You'd think that an organization that handles technology, accounting and keeping track of payment information for others would know better. But news reports on the financial troubles plaguing a technology nonprofit funded by Twin Cities-area school districts have revealed another unsettling case of poor oversight of public dollars.

An independent audit of Technology and Informational Educational Services (TIES) showed lax bookkeeping and accounting, as well as questionable employment practices. The financial problems are similar to those recently uncovered at Community Action Program of Minneapolis. That agency provided services to the poor, but was shut down recently amid findings of financial mismanagement.

TIES is a collaborative of 49 mostly metro-area school districts that was created in 1967 to provide technology services to its members. Over the years, it grew from a small operation to one that now has more than 100 employees and a $32 million annual budget. It provides technology services that include payroll operations, lunch and other fee-collection services, and teacher training.

Member districts pay annual fees to support TIES. Its board is made up of representatives from the districts — either school board members or district administrators. By most accounts, members have been pleased with the services over the years.

But a recent audit covering the period from July 1, 2011, to June 30, 2014, documented an accounting mess. The review found that TIES often failed to charge rental fees to use space in its event center; ran deficits that led to reliance on expensive bank loans to cover losses; paid $47,808 to a telephone company whose services it had stopped using; used questionable pay practices for State Fair parking; and accepted gift cards from a nearby pub as payment for using TIES parking spaces. The pub is located across the street from TIES headquarters at Snelling and Larpenteur avenues, just north of the State Fairgrounds in Falcon Heights.

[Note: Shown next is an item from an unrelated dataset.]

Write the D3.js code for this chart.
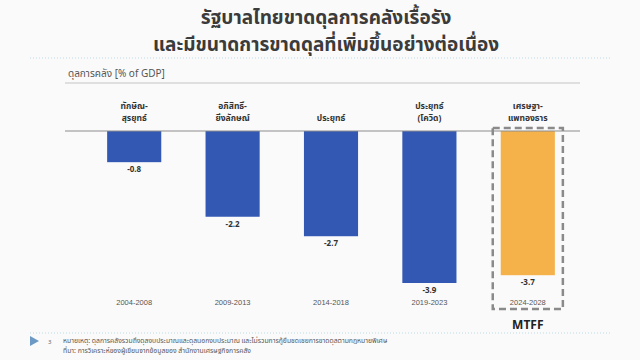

The audit also raised questions about family members of TIES employees being on the organization's payroll. The Star Tribune's Jennifer Bjorhus reported that the son and daughter of the nonprofit's former executive director, Betty Schweizer, were employed by TIES, and that her niece was allowed to hold a wedding reception at the organization's event center without paying a rental fee. The son and daughter were involved in managing State Fair parking — an annual revenue generator for TIES — according to the story.

Schweizer had run the organization for 20 years when she retired with severance pay of $61,332 last summer — about six weeks before the audit was completed in October. The longtime chief financial officer also left the organization.

Some observers speculate that TIES may have gotten in over its head on a major building project. The audit revealed that the cost of renovating the organization's administrative building and event center grew from $318,267 to more than $3.1 million and that change orders for the work couldn't be located.

Who's to blame? More detailed answers will surely come from an investigation that should be conducted by either the state auditor or the Office of the Legislative Auditor. To their credit, TIES board members called for the independent review after seeing budget deficits — including a projected $2.8 million shortfall this year.

Dan Luth, head of the TIES executive committee, has said that he didn't think any of the irregularities rose to the level of criminal offenses and that the group is addressing all of the financial matters outlined in the audit.

Still, board members from recent years must shoulder some of the responsibility for allowing the questionable practices to occur. In 2002, an auditing firm that had worked with TIES said it would no longer bid for that work because of accounting issues and incomplete records.

And a Star Tribune review of the group's audited financial statements back to 2009 found that another auditor found at least one "significant deficiency" each year, including improperly reviewing and maintaining bank accounts and ledgers."

Even if there are ultimately no findings of theft or personal gain, there is no excuse for mismanaging public funds. Any organization that does work on behalf of taxpayers must be held accountable for spending every cent as efficiently as possible.